In 1997-98, revenues fell by a worrying 35 percent, with a drop from Rs 150.4 crore in
1996-97 to Rs 97.6 crore. However, the total number of units grew by a respectable 37
percent in 1997-98 over the previous year. In 1997-98, the slump in global demand levels
for HDD peripheral products affected the draw of components from manufacturing suppliers
like Tancom Electronics.

This resulted in reduction of production levels and negative value growth.

In the past, this Tandon company used to export components to IBM, Xerox, Matsushita
and Mitsubishi. Currently, the customer list includes Seagate, Western Digital, Syquest
and Iomega. The ISO 9002 manufacturing plants spread over 50,000 square feet are based in
the Mumbai, Delhi and Chennai export processing zones. Tancom Electronics manufactures
hard disk drive (HDD) heads, double MIG head gimbal assemblies and voice coils for
exports.

In the absence of any contract manufacturing alliances, the company is vulnerable to
fluctuations in market volatility. Another weakness is the relatively slow pace used to
keep up with technological changes, due to limited investment in research and development
facilities. Looking into the future, with healthy growth rates in CD-drive shipments, the
company plans to invest in manufacture of CD-drive components.

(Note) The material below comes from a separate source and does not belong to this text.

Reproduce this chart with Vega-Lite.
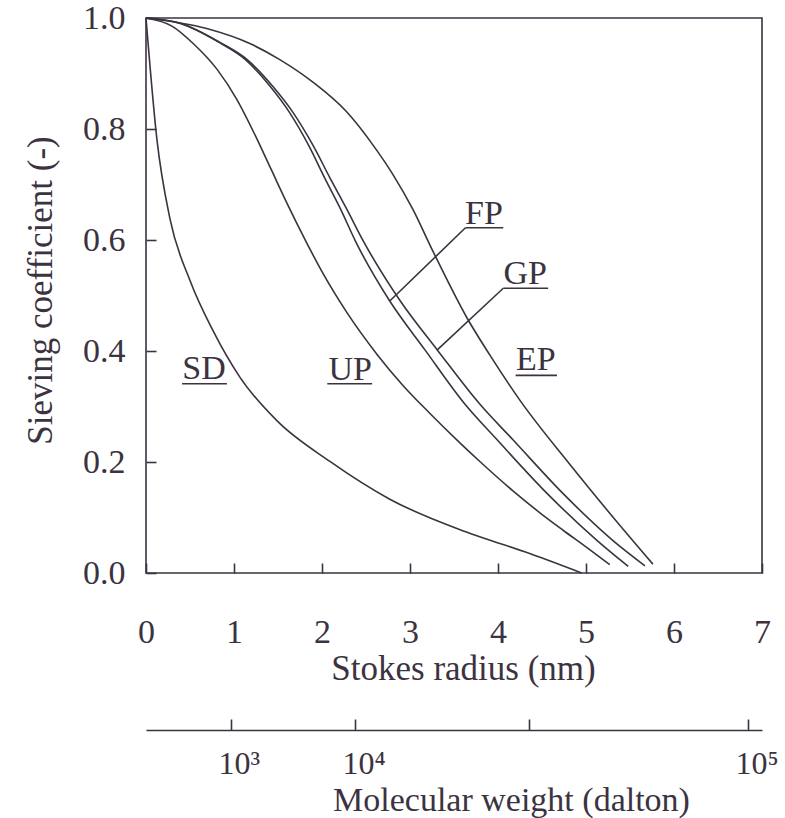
{
  "$schema": "https://vega.github.io/schema/vega-lite/v6.json",
  "width": 616,
  "height": 555,
  "autosize": {"type": "none"},
  "padding": {"left": 146, "top": 18, "right": 23, "bottom": 245},
  "background": "white",
  "config": {
    "font": "Liberation Serif",
    "view": {"stroke": "#3b3340", "strokeWidth": 1.6},
    "axis": {
      "labelFont": "Liberation Serif",
      "titleFont": "Liberation Serif",
      "labelColor": "#3b3340",
      "titleColor": "#3b3340",
      "tickColor": "#3b3340",
      "domainColor": "#3b3340",
      "grid": false,
      "titleFontWeight": "normal",
      "labelFontSize": 34,
      "titleFontSize": 35,
      "labelFlush": false,
      "labelOverlap": false
    }
  },
  "resolve": {"scale": {"x": "independent"}, "axis": {"x": "independent"}},
  "layer": [
    {
      "layer": [
        {
          "data": {"values": [
            {"curve": "SD", "r": 0, "s": 1.0},
            {"curve": "SD", "r": 0.125, "s": 0.78},
            {"curve": "SD", "r": 0.27, "s": 0.64},
            {"curve": "SD", "r": 0.5, "s": 0.527},
            {"curve": "SD", "r": 0.76, "s": 0.437},
            {"curve": "SD", "r": 1.07, "s": 0.352},
            {"curve": "SD", "r": 1.49, "s": 0.274},
            {"curve": "SD", "r": 2.09, "s": 0.201},
            {"curve": "SD", "r": 2.77, "s": 0.133},
            {"curve": "SD", "r": 3.57, "s": 0.078},
            {"curve": "SD", "r": 3.8, "s": 0.065},
            {"curve": "SD", "r": 4.36, "s": 0.035},
            {"curve": "SD", "r": 4.95, "s": 0.0},
            {"curve": "UP", "r": 0, "s": 1.0},
            {"curve": "UP", "r": 0.3, "s": 0.985},
            {"curve": "UP", "r": 0.53, "s": 0.955},
            {"curve": "UP", "r": 0.81, "s": 0.907},
            {"curve": "UP", "r": 1.03, "s": 0.854},
            {"curve": "UP", "r": 1.24, "s": 0.789},
            {"curve": "UP", "r": 1.42, "s": 0.728},
            {"curve": "UP", "r": 1.6, "s": 0.667},
            {"curve": "UP", "r": 1.8, "s": 0.603},
            {"curve": "UP", "r": 2.0, "s": 0.543},
            {"curve": "UP", "r": 2.28, "s": 0.47},
            {"curve": "UP", "r": 2.63, "s": 0.393},
            {"curve": "UP", "r": 2.92, "s": 0.338},
            {"curve": "UP", "r": 3.23, "s": 0.287},
            {"curve": "UP", "r": 3.57, "s": 0.234},
            {"curve": "UP", "r": 3.8, "s": 0.2},
            {"curve": "UP", "r": 4.17, "s": 0.148},
            {"curve": "UP", "r": 4.48, "s": 0.108},
            {"curve": "UP", "r": 4.74, "s": 0.077},
            {"curve": "UP", "r": 5.0, "s": 0.047},
            {"curve": "UP", "r": 5.27, "s": 0.015},
            {"curve": "FP", "r": 0, "s": 1.0},
            {"curve": "FP", "r": 0.39, "s": 0.99},
            {"curve": "FP", "r": 0.83, "s": 0.956},
            {"curve": "FP", "r": 1.13, "s": 0.925},
            {"curve": "FP", "r": 1.41, "s": 0.877},
            {"curve": "FP", "r": 1.63, "s": 0.83},
            {"curve": "FP", "r": 1.85, "s": 0.77},
            {"curve": "FP", "r": 2.03, "s": 0.712},
            {"curve": "FP", "r": 2.21, "s": 0.656},
            {"curve": "FP", "r": 2.38, "s": 0.598},
            {"curve": "FP", "r": 2.77, "s": 0.49},
            {"curve": "FP", "r": 3.17, "s": 0.402},
            {"curve": "FP", "r": 3.63, "s": 0.303},
            {"curve": "FP", "r": 3.99, "s": 0.24},
            {"curve": "FP", "r": 4.56, "s": 0.143},
            {"curve": "FP", "r": 5.13, "s": 0.058},
            {"curve": "FP", "r": 5.48, "s": 0.012},
            {"curve": "GP", "r": 0, "s": 1.0},
            {"curve": "GP", "r": 0.4, "s": 0.99},
            {"curve": "GP", "r": 0.84, "s": 0.956},
            {"curve": "GP", "r": 1.15, "s": 0.925},
            {"curve": "GP", "r": 1.44, "s": 0.877},
            {"curve": "GP", "r": 1.67, "s": 0.83},
            {"curve": "GP", "r": 1.9, "s": 0.77},
            {"curve": "GP", "r": 2.09, "s": 0.712},
            {"curve": "GP", "r": 2.28, "s": 0.656},
            {"curve": "GP", "r": 2.47, "s": 0.598},
            {"curve": "GP", "r": 2.89, "s": 0.49},
            {"curve": "GP", "r": 3.31, "s": 0.402},
            {"curve": "GP", "r": 3.8, "s": 0.303},
            {"curve": "GP", "r": 4.17, "s": 0.24},
            {"curve": "GP", "r": 4.74, "s": 0.143},
            {"curve": "GP", "r": 5.31, "s": 0.058},
            {"curve": "GP", "r": 5.67, "s": 0.013},
            {"curve": "EP", "r": 0, "s": 1.0},
            {"curve": "EP", "r": 0.69, "s": 0.981},
            {"curve": "EP", "r": 1.18, "s": 0.954},
            {"curve": "EP", "r": 1.52, "s": 0.925},
            {"curve": "EP", "r": 1.9, "s": 0.884},
            {"curve": "EP", "r": 2.28, "s": 0.831},
            {"curve": "EP", "r": 2.58, "s": 0.771},
            {"curve": "EP", "r": 2.81, "s": 0.717},
            {"curve": "EP", "r": 3.03, "s": 0.656},
            {"curve": "EP", "r": 3.26, "s": 0.58},
            {"curve": "EP", "r": 3.65, "s": 0.459},
            {"curve": "EP", "r": 3.91, "s": 0.392},
            {"curve": "EP", "r": 4.25, "s": 0.311},
            {"curve": "EP", "r": 4.82, "s": 0.195},
            {"curve": "EP", "r": 5.31, "s": 0.1},
            {"curve": "EP", "r": 5.76, "s": 0.016}
          ]},
          "mark": {"type": "line", "interpolate": "monotone", "color": "#3b3340", "strokeWidth": 1.6},
          "encoding": {
            "x": {
              "field": "r", "type": "quantitative",
              "scale": {"domain": [0, 7], "nice": false, "zero": false},
              "axis": {
                "title": "Stokes radius (nm)",
                "values": [0, 1, 2, 3, 4, 5, 6, 7],
                "format": "d",
                "domain": false,
                "tickSize": -10,
                "tickWidth": 1.6,
                "labelPadding": 52,
                "titleX": 317,
                "titleY": 95,
                "titleAlign": "center",
                "titleBaseline": "middle"
              }
            },
            "y": {
              "field": "s", "type": "quantitative",
              "scale": {"domain": [0, 1], "nice": false},
              "axis": {
                "title": "Sieving coefficient (-)",
                "values": [0, 0.2, 0.4, 0.6, 0.8, 1.0],
                "format": ".1f",
                "domain": false,
                "tickSize": -10,
                "tickWidth": 1.6,
                "labelPadding": 31,
                "titleX": -106,
                "titleY": 272,
                "titleAngle": -90,
                "titleAlign": "center",
                "titleBaseline": "middle"
              }
            },
            "detail": {"field": "curve", "type": "nominal"}
          }
        },
        {
          "data": {"values": [
            {"label": "SD", "r": 0.66, "s": 0.367},
            {"label": "UP", "r": 2.32, "s": 0.366},
            {"label": "FP", "r": 3.84, "s": 0.646},
            {"label": "GP", "r": 4.31, "s": 0.539},
            {"label": "EP", "r": 4.43, "s": 0.383}
          ]},
          "mark": {"type": "text", "font": "Liberation Serif", "fontSize": 34, "color": "#3b3340", "align": "center", "baseline": "middle"},
          "encoding": {
            "x": {"field": "r", "type": "quantitative"},
            "y": {"field": "s", "type": "quantitative"},
            "text": {"field": "label"}
          }
        },
        {
          "data": {"values": [
            {"label": "SD", "r1": 0.41, "r2": 0.92, "s": 0.341},
            {"label": "UP", "r1": 2.06, "r2": 2.57, "s": 0.341},
            {"label": "FP", "r1": 3.63, "r2": 4.06, "s": 0.622},
            {"label": "GP", "r1": 4.06, "r2": 4.57, "s": 0.513},
            {"label": "EP", "r1": 4.2, "r2": 4.67, "s": 0.356}
          ]},
          "mark": {"type": "rule", "color": "#3b3340", "strokeWidth": 1.6},
          "encoding": {
            "x": {"field": "r1", "type": "quantitative"},
            "x2": {"field": "r2"},
            "y": {"field": "s", "type": "quantitative"}
          }
        },
        {
          "data": {"values": [
            {"label": "FP", "r1": 2.77, "s1": 0.49, "r2": 3.63, "s2": 0.622},
            {"label": "GP", "r1": 3.31, "s1": 0.402, "r2": 4.06, "s2": 0.513}
          ]},
          "mark": {"type": "rule", "color": "#3b3340", "strokeWidth": 1.6},
          "encoding": {
            "x": {"field": "r1", "type": "quantitative"},
            "x2": {"field": "r2"},
            "y": {"field": "s1", "type": "quantitative"},
            "y2": {"field": "s2"}
          }
        }
      ]
    },
    {
      "data": {"values": [
        {"mw": "10³", "pos": 0.966},
        {"mw": "10⁴", "pos": 2.375},
        {"mw": "", "pos": 4.35},
        {"mw": "10⁵", "pos": 6.84}
      ]},
      "mark": {"type": "text", "opacity": 0},
      "encoding": {
        "x": {
          "field": "pos", "type": "quantitative",
          "scale": {"domain": [0, 7], "nice": false, "zero": false},
          "axis": {
            "orient": "bottom",
            "offset": 157,
            "title": "Molecular weight (dalton)",
            "values": [0.966, 2.375, 4.35, 6.84],
            "labelExpr": "datum.value < 1.5 ? '10³' : datum.value < 3 ? '10⁴' : datum.value > 6 ? '10⁵' : ''",
            "domain": true,
            "domainWidth": 1.6,
            "tickSize": -11,
            "tickWidth": 1.6,
            "labelPadding": 29,
            "labelFontSize": 32,
            "labelAlign": "left",
            "labelOffset": -13,
            "titleFontSize": 34,
            "titleX": 365,
            "titleY": 70,
            "titleAlign": "center",
            "titleBaseline": "middle"
          }
        },
        "text": {"field": "mw"}
      }
    }
  ]
}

However, procedural delays in obtaining clearances to import technologies and export
products are still rated by the company to be major irritants. Most of the regulations to
monitor and streamline exports, reduce productivity levels rather than benefit them. With
IT products of tomorrow likely to involve more leading-edge technologies than today, a
joint venture with a global peripheral player may be a necessary survival technique.